我想,彼时面颊温暖的女子,必定是表情沉静、素衣轻裘。不狐媚,但有一绾乌漆发,一抹堪比梅花的绛唇。
早晨,踏着薄雪骑马归来,手攀折花枝,一弯银镯如月,自皓腕上缓缓地滑落。
滑落的瞬间,被天子无意瞥见。立时便倾了千年,乱了浮生。
——“一面镜子永远等候她
让她坐到镜中常坐的地方”


(五)
几年前,常为获取绘画素材,只身前往些看来危险的地方,速写、采风。
那里住宅和居民,当时基本保持朴拙的面貌。房屋为石木结构,人物服装鲜艳怪诞,勉强讲生涩汉语,与城市格格不入。
每次去时,除了达成目的,我还热衷于一件事:搜罗任何以为别致的银饰。
藏族人铸造的银,呈现一种冷意,隐隐地泛青。不论刀鞘还是饰物,表面用三色铜丝镶嵌,图形复杂,缀满珊瑚松石,装饰感异常突兀。银质本身被削弱了意义,但衬着藏女的黑红脸庞浓密发辫,效果极和谐,是山脉蓝天下的一幅唐卡图画。
云南银饰正相反。通体象牙白,宝石镶嵌甚少,却舍得在式样、人工上做文章。
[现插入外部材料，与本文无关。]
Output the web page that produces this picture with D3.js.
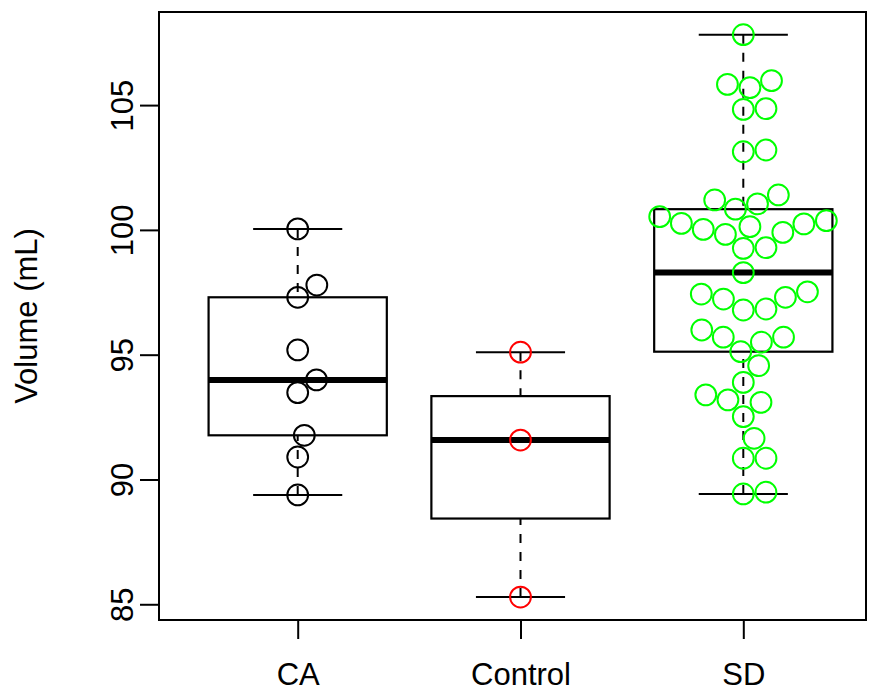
<!DOCTYPE html>
<html><head><meta charset="utf-8">
<script src="https://cdn.jsdelivr.net/npm/d3@7"></script>
<style>body{margin:0;background:#fff}svg{display:block}</style>
</head><body>
<svg id="chart" width="870" height="692"></svg>
<script>
// ---- data ----
const categories = ["CA", "Control", "SD"];
const groupColors = ["#000000", "#FF0000", "#00FF00"];
const caValues = [100.04, 97.30, 97.79, 95.19, 93.99, 93.48, 91.77, 90.90, 89.38];
const controlValues = [95.10, 91.58, 85.29];
const sdValues = [107.82, 105.83, 105.70, 105.98, 104.83, 104.86, 103.13, 103.20,
  101.20, 100.83, 101.04, 101.40, 100.53, 100.26, 100.02, 99.82, 100.13, 99.90,
  100.24, 100.37, 99.26, 99.29, 98.29, 97.43, 97.23, 96.79, 96.83, 97.30, 97.52,
  95.99, 95.70, 95.12, 95.50, 95.70, 94.56, 93.89, 93.39, 93.19, 93.09, 92.52,
  91.65, 90.85, 90.85, 89.42, 89.49];
const yTicks = [85, 90, 95, 100, 105];
const yTitle = "Volume (mL)";

const groups = [caValues, controlValues, sdValues];

// ---- layout ----
const svg = d3.select("#chart");
const frame = {left: 159, right: 866, top: 12, bottom: 620};
const y = d3.scaleLinear().domain([84.39, 108.73]).range([619.5, 12]);
const x = d3.scaleLinear().domain([1, 3]).range([297.7, 743.3]);
const unit = x(2) - x(1);
const boxW = 0.8 * unit, capW = 0.4 * unit;
const font = "'Liberation Sans', Arial, Helvetica, sans-serif";

// Tukey five-number summary (R's fivenum)
function fivenum(v) {
  const s = v.slice().sort((a, b) => a - b);
  const n = s.length;
  const n4 = Math.floor((n + 3) / 2) / 2;
  const d = [1, n4, (n + 1) / 2, n + 1 - n4, n];
  return d.map(k => 0.5 * (s[Math.floor(k) - 1] + s[Math.ceil(k) - 1]));
}
function boxStats(v) {
  const f = fivenum(v);
  const iqr = f[3] - f[1];
  const lo = d3.min(v.filter(a => a >= f[1] - 1.5 * iqr));
  const hi = d3.max(v.filter(a => a <= f[3] + 1.5 * iqr));
  return {lo, q1: f[1], med: f[2], q3: f[3], hi};
}

// beeswarm "swarm" layout (ascending priority) in pixel space
function swarm(values, d) {
  const pts = values.map(v => ({v, py: y(v), off: 0}))
    .sort((a, b) => a.v - b.v);
  for (let i = 1; i < pts.length; i++) {
    const p = pts[i];
    const prev = pts.slice(0, i).filter(q => Math.abs(q.py - p.py) < d);
    if (!prev.length) { p.off = 0; continue; }
    const cands = [0];
    prev.forEach(q => { const o = Math.sqrt(d * d - (p.py - q.py) ** 2); cands.push(q.off + o); });
    prev.forEach(q => { const o = Math.sqrt(d * d - (p.py - q.py) ** 2); cands.push(q.off - o); });
    let best = Infinity, bestAbs = Infinity;
    cands.forEach(c => {
      const bad = prev.some(q => ((c - q.off) ** 2 + (p.py - q.py) ** 2) < 0.999 * d * d);
      if (!bad && Math.abs(c) < bestAbs) { bestAbs = Math.abs(c); best = c; }
    });
    p.off = best;
  }
  return pts;
}

// ---- boxes ----
const g = svg.append("g");
groups.forEach((vals, i) => {
  const s = boxStats(vals);
  const cx = x(i + 1);
  g.append("line").attr("x1", cx).attr("x2", cx).attr("y1", y(s.hi)).attr("y2", y(s.q3))
    .attr("stroke", "#000").attr("stroke-width", 2).attr("stroke-dasharray", "9,9");
  g.append("line").attr("x1", cx).attr("x2", cx).attr("y1", y(s.lo)).attr("y2", y(s.q1))
    .attr("stroke", "#000").attr("stroke-width", 2).attr("stroke-dasharray", "9,9");
  [s.lo, s.hi].forEach(v => g.append("line")
    .attr("x1", cx - capW / 2).attr("x2", cx + capW / 2).attr("y1", y(v)).attr("y2", y(v))
    .attr("stroke", "#000").attr("stroke-width", 2));
  g.append("rect").attr("x", cx - boxW / 2).attr("width", boxW)
    .attr("y", y(s.q3)).attr("height", y(s.q1) - y(s.q3))
    .attr("fill", "none").attr("stroke", "#000").attr("stroke-width", 2.2);
  g.append("line").attr("x1", cx - boxW / 2).attr("x2", cx + boxW / 2)
    .attr("y1", y(s.med)).attr("y2", y(s.med))
    .attr("stroke", "#000").attr("stroke-width", 6);
});

// ---- points ----
groups.forEach((vals, i) => {
  const pts = swarm(vals, 22.7);
  svg.append("g").selectAll("circle").data(pts).join("circle")
    .attr("cx", d => x(i + 1) + d.off).attr("cy", d => d.py).attr("r", 10.4)
    .attr("fill", "none").attr("stroke", groupColors[i]).attr("stroke-width", 2);
});

// ---- frame ----
svg.append("rect").attr("x", frame.left).attr("y", frame.top)
  .attr("width", frame.right - frame.left).attr("height", frame.bottom - frame.top)
  .attr("fill", "none").attr("stroke", "#000").attr("stroke-width", 2);

// ---- axes ----
const ya = svg.append("g").attr("transform", `translate(${frame.left},0)`)
  .call(d3.axisLeft(y).tickValues(yTicks).tickSize(19));
ya.select(".domain").remove();
ya.selectAll(".tick line").attr("stroke", "#000").attr("stroke-width", 2);
ya.selectAll(".tick text").attr("x", null).attr("dy", null)
  .attr("transform", "translate(-26,0) rotate(-90)")
  .attr("text-anchor", "middle").attr("fill", "#000")
  .style("font-family", font).style("font-size", "31px");

const xa = svg.append("g").attr("transform", `translate(0,${frame.bottom})`)
  .call(d3.axisBottom(x).tickValues([1, 2, 3]).tickFormat(d => categories[d - 1]).tickSize(19));
xa.select(".domain").remove();
xa.selectAll(".tick line").attr("stroke", "#000").attr("stroke-width", 2);
xa.selectAll(".tick text").attr("y", 65).attr("dy", null)
  .attr("text-anchor", "middle").attr("fill", "#000")
  .style("font-family", font).style("font-size", "31px");

svg.append("text").attr("transform", `translate(37,${(frame.top + frame.bottom) / 2}) rotate(-90)`)
  .attr("text-anchor", "middle").style("font-family", font).style("font-size", "31px")
  .text(yTitle);
</script>
</body></html>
拉伸、扭转、缀连都是惯用手法,不厌其精。典礼起舞的时分,千枚摇荡,环佩叮当,盛大得叹为观止。
好心的朋友提示我,那其实不是银,是称为白铜的合金。然而,又有什么关系呢?
在当地人看来,纯银就应如此,白晃晃亮晶晶的皎洁。他们认为这是最好的东西,由羽毛、光线、澄净湖水以及其它幻化而成,并虔诚地用在一切崇高时刻、神圣的仪式上。
我不相信高科技的检验手段,却始终坚信他们的话。


(六)
对于写作者,各自的文字,便是身份和姓名。除此之外,根本无谓种族、远近,以及见与不见。
俄罗斯大地,冰雪,桦林。伏尔加河畔,阿赫玛托娃优雅地写道——白银的月亮,在白银时代的上空灿烂地凝固。
我衷心地喜欢阿赫玛托娃,然而每读到“灿烂”,总像被石子硌了一下。
掩卷之后拉开纱帘,此间是东方国度,江天一色。圆月赫然悬挂空中,并不灿烂夺目,也非冷而遥远,但皎皎如银。
毫无疑问,一切都如此美丽。而纯银月亮,理应映照纯银的文字。
我披上外衣,出去看月亮。临走时悄悄地,将一颗素色心搁在书桌上。